— SUPPLIED DATA —
****
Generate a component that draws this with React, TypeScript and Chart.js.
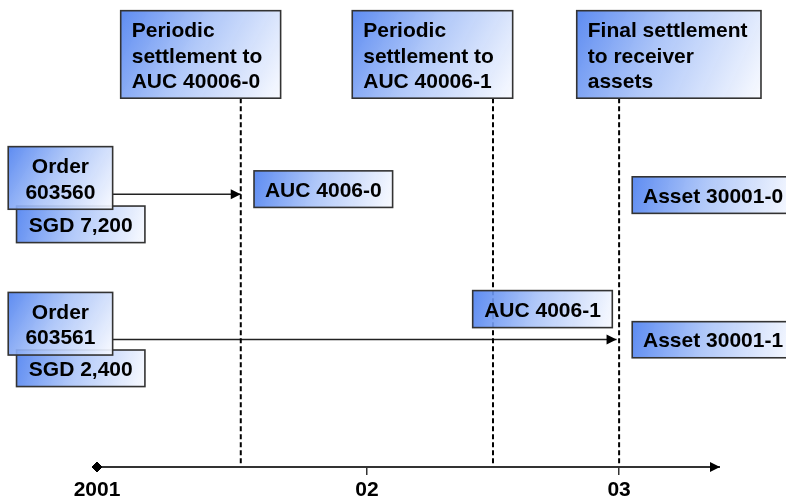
****
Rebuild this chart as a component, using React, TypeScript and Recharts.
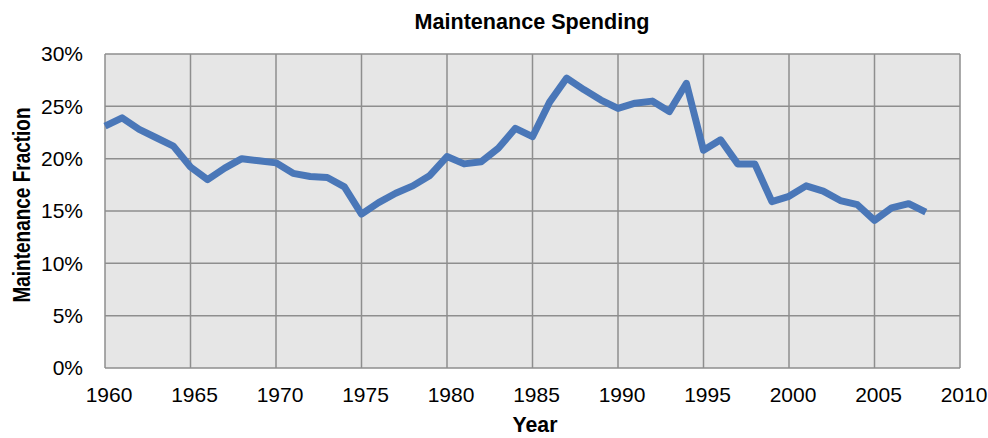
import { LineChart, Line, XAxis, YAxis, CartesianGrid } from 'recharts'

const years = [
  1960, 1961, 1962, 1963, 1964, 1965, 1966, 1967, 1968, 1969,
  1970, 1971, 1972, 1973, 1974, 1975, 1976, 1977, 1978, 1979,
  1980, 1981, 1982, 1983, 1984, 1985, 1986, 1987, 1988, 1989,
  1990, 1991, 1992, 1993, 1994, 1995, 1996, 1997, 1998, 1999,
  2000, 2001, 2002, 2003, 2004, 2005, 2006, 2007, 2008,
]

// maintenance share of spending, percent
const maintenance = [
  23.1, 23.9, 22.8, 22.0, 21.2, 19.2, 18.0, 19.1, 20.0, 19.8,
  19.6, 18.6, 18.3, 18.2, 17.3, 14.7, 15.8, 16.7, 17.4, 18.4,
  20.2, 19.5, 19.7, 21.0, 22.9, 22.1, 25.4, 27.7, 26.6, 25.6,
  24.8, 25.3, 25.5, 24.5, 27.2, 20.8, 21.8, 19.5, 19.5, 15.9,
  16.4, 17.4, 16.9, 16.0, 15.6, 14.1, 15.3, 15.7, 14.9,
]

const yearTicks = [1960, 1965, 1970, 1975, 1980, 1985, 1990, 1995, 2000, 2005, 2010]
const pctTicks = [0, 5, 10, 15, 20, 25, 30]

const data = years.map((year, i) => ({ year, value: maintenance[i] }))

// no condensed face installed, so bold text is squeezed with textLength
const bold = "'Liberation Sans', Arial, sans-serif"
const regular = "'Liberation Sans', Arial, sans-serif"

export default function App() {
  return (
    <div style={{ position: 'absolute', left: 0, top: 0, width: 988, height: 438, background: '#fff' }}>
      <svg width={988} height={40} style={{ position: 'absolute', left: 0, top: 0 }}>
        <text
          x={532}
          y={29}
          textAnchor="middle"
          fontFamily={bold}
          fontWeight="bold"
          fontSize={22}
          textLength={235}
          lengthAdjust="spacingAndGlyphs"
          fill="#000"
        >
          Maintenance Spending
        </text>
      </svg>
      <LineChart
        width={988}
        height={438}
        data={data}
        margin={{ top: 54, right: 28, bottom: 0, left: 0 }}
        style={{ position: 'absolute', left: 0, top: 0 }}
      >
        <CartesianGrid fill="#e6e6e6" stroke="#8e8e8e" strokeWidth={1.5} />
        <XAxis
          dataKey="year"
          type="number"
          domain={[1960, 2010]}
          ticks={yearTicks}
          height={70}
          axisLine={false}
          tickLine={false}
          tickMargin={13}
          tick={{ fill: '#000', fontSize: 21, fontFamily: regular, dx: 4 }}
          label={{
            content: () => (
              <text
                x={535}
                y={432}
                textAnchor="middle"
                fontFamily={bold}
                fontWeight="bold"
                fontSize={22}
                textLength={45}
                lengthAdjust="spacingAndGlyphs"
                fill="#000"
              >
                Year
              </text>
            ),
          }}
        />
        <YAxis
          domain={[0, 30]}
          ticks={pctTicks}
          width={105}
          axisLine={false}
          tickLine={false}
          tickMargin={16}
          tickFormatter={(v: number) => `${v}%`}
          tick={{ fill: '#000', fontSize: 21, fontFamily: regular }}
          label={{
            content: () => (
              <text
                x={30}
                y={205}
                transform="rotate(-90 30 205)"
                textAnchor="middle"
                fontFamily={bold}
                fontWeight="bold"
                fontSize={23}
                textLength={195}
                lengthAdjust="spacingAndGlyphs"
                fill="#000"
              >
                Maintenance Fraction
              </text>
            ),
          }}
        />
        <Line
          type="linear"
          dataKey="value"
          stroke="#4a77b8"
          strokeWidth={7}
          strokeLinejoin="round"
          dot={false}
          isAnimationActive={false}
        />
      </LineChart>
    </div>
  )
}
****
— REQUIRED TASK —
Identify and copy lines that hold the string "this".

— REPLY TO THE EXERCISE —
Generate a component that draws this with React, TypeScript and Chart.js.
Rebuild this chart as a component, using React, TypeScript and Recharts.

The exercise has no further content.